Mais j’en ai dit beaucoup trop peu (je me garde bien de le méconnaître ou de l’oublier), pour justifier, même sommairement, ma conviction concernant l’origine du quatrième évangile, et j’en ai dit plus qu’il n’en fallait pour exprimer seulement cette conviction. Revenons à notre sujet. Il s’agit de rechercher ce que l’auteur du quatrième évangile et de la première épître de Jean a pensé touchant la mort rédemptrice du Christ. Je tiens pour superflu d’établir d’abord que c’est un seul et même auteur ; ensuite que cet auteur, apôtre ou non, est en tout cas un maître de la pensée chrétienne, le plus grand après ou avec saint Paul. Non seulement le résultat de ces recherches est indépendant de la thèse de l’authenticité, mais il semble au premier abord que la thèse contraire nous placerait dans une situation plus simple, plus commode vis-à-vis du quatrième évangile. Si ce dernier écrit comme le pensait l’Ecole de Tubingue, n’offre qu’un cadre fictif dans lequel le pseudo-Jean ou, si l’on aime mieux, le grand anonyme du nouveau Testament, expose ses propres idées qu’il met hardiment dans la bouche du Maître, l’évangile comme l’épître ne sont pas autre chose que des documents de la théologie personnelle de l’auteur, et comme tels méritent d’être consultés au même titre et au même degré. Au contraire, si le quatrième évangile est une histoire ; si l’auteur est, comme il l’affirme à plusieurs reprises avec tant de solennité, un témoin véridique et fidèle, c’est avant tout la pensée et l’enseignement de Jésus que, dans le plus grand nombre de ses pages, il nous fait connaître. C’est bien là ce que nous croyons ; c’est pourquoi, lorsqu’il s’est agi pour nous de mettre en lumière la pensée de Jésus lui-même au sujet de sa mort, nous avons consulté le quatrième évangile, non pas, il est vrai, concurremment avec les trois premiers, mais à leur suite. Toutefois nous ne pensons pas que ce premier usage que nous avons fait du quatrième évangile nous interdise d’y revenir maintenant pour y chercher un témoignage de la foi et de la pensée religieuse de son auteur. En effet :

1° Il est hors de doute que l’évangéliste considère toutes les paroles de Celui qui s’est appelé lui-même la vérité, comme étant l’expression de la vérité même.

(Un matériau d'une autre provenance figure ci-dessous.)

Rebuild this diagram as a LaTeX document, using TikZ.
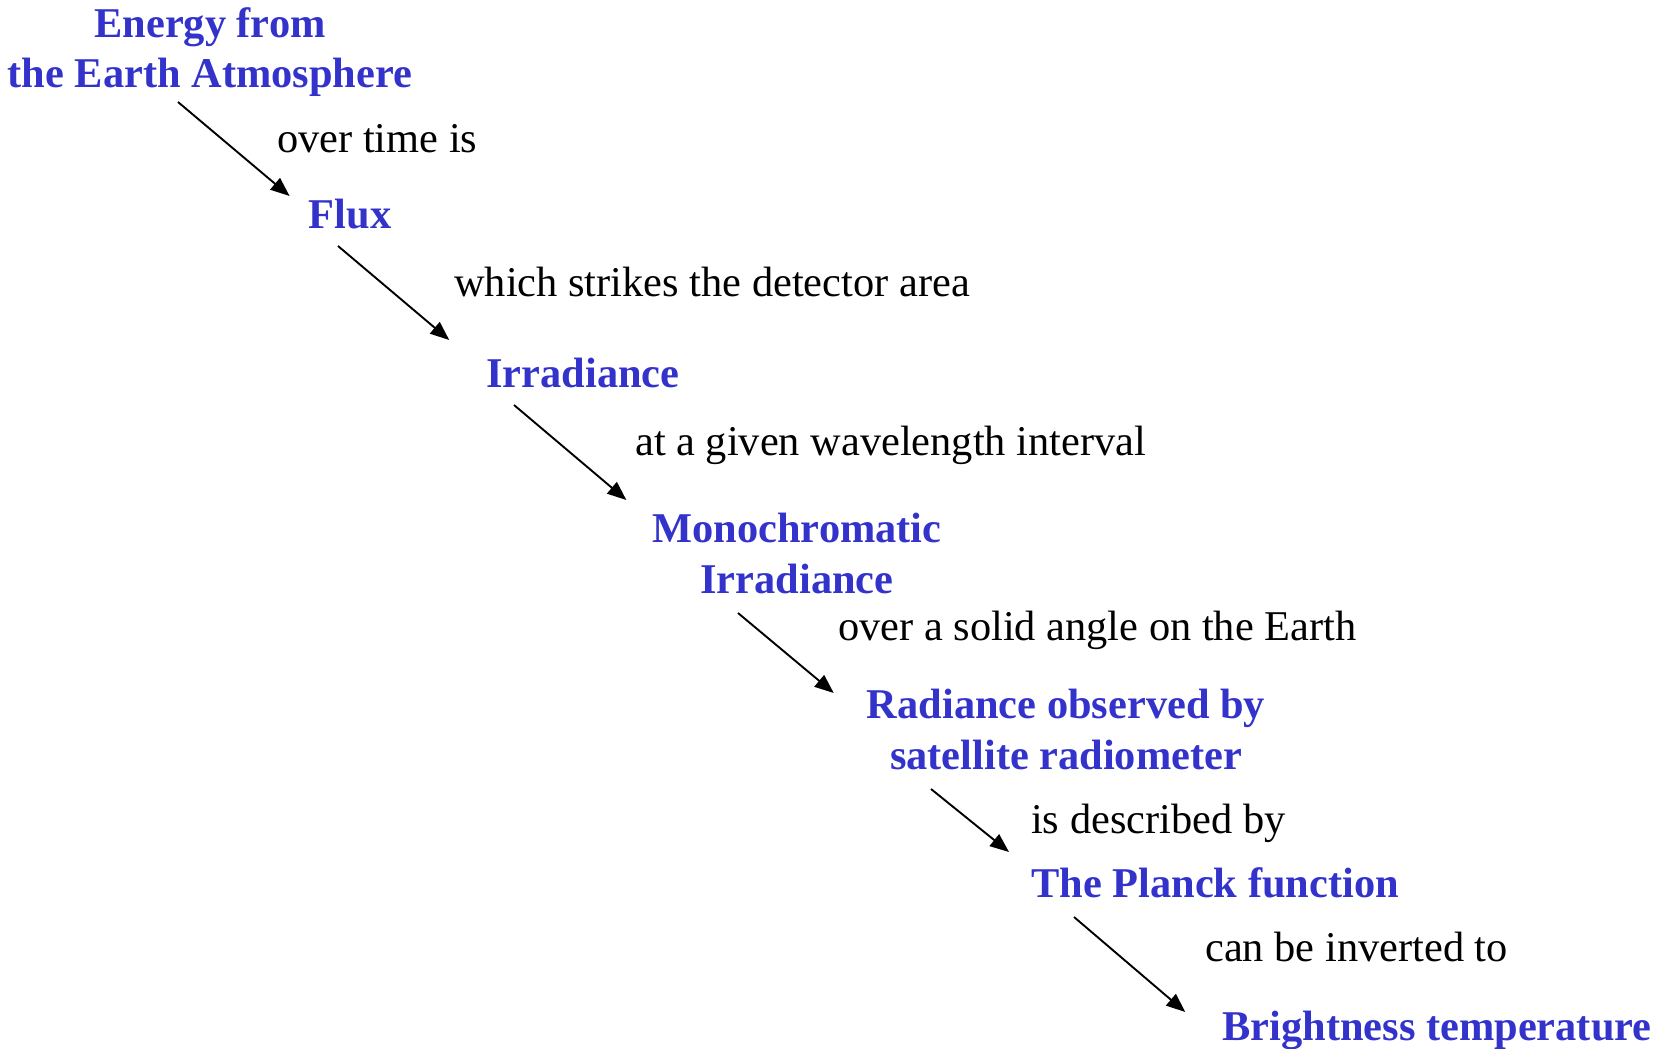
\documentclass[tikz,border=0pt]{standalone}
\usepackage{fontspec}
\setmainfont{Liberation Serif}
\usepackage{xcolor}
\usetikzlibrary{arrows.meta,calc}
\definecolor{conceptblue}{RGB}{51,51,204}

\begin{document}
\begin{tikzpicture}[
    x=1pt, y=-1pt,
    concept/.style={text=conceptblue, font=\bfseries\fontsize{42.4}{51}\selectfont, align=center, inner sep=0pt, anchor=base},
    link/.style={text=black, font=\fontsize{42.4}{51}\selectfont, inner sep=0pt, anchor=base west},
    arrow/.style={-{Triangle[length=19pt, width=15pt]}, line width=1.9pt}
]
\useasboundingbox (0,0) rectangle (1668,1049);

\node[concept] (energy) at (210,88) {Energy from\\the Earth Atmosphere};
\node[concept] (flux) at (350,228) {Flux};
\node[concept] (irr) at (583,387) {Irradiance};
\node[concept] (mono) at (797,593) {Monochromatic\\Irradiance};
\node[concept] (rad) at (1066,769) {Radiance observed by\\satellite radiometer};
\node[concept] (planck) at (1215,897) {The Planck function};
\node[concept] (bright) at (1437,1040) {Brightness temperature};

\node[link] (overtime) at (277,152) {over time is};
\node[link] (strikes) at (454,296) {which strikes the detector area};
\node[link] (interval) at (635,455) {at a given wavelength interval};
\node[link] (solid) at (838,640) {over a solid angle on the Earth};
\node[link] (described) at (1031,833) {is described by};
\node[link] (inverted) at (1205,961) {can be inverted to};

\draw[arrow] ($(energy.base)+(-32,14)$) -- ($(flux.base west)+(-19,-32)$);
\draw[arrow] ($(flux.base)+(-12,18)$) -- ($(irr.base west)+(-37,-47)$);
\draw[arrow] ($(irr.base)+(-69,18)$) -- ($(mono.base west)+(-26,-93)$);
\draw[arrow] ($(mono.base)+(-59,20)$) -- ($(rad.base west)+(-33,-76)$);
\draw[arrow] ($(rad.base)+(-135,20)$) -- ($(planck.base west)+(-22,-45)$);
\draw[arrow] ($(planck.base)+(-141,20)$) -- ($(bright.base west)+(-37,-28)$);
\end{tikzpicture}
\end{document}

2° Entre les paroles comme entre les œuvres du Sauveur (il nous le dit expressément à propos des œuvres : Jean 20.30), l’apôtre a fait un choix et a conservé et reproduit ceux des discours du Sauveur qui avaient à ses yeux la plus haute importance et qui répondaient le mieux à ses convictions les plus intimes et les plus profondes.

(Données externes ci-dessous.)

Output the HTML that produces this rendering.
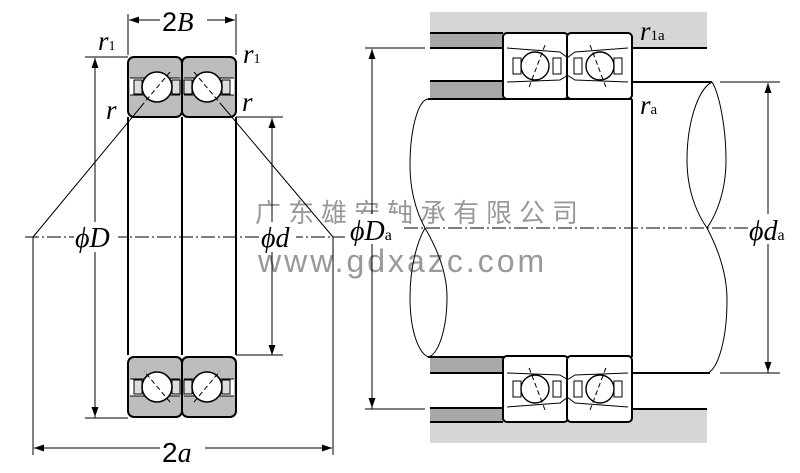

3° Ajoutons que Jean est le plus personnel des évangélistes. S’il reproduit fidèlement les discours de son Maître, ce n’est pourtant pas à la façon d’un sténographe, mais d’un disciple qui s’est approprié plus complètement qu’aucun autre ces paroles qui sont esprit et vie. Ce sont bien des paroles du Christ, mais elles ont passé à travers la pensée, le cœur et le style de Jean. L’eau vive qu’il a reçue de Jésus est devenue en lui une source d’eau jaillissante en vie éternelle. Nous avons donc le droit de dire, à propos de chacune de ces paroles : « voilà ce que Jean pensait, croyait, enseignait » ; seulement, nous n’attribuons pas à l’apôtre la conception première, l’originalité et l’initiative.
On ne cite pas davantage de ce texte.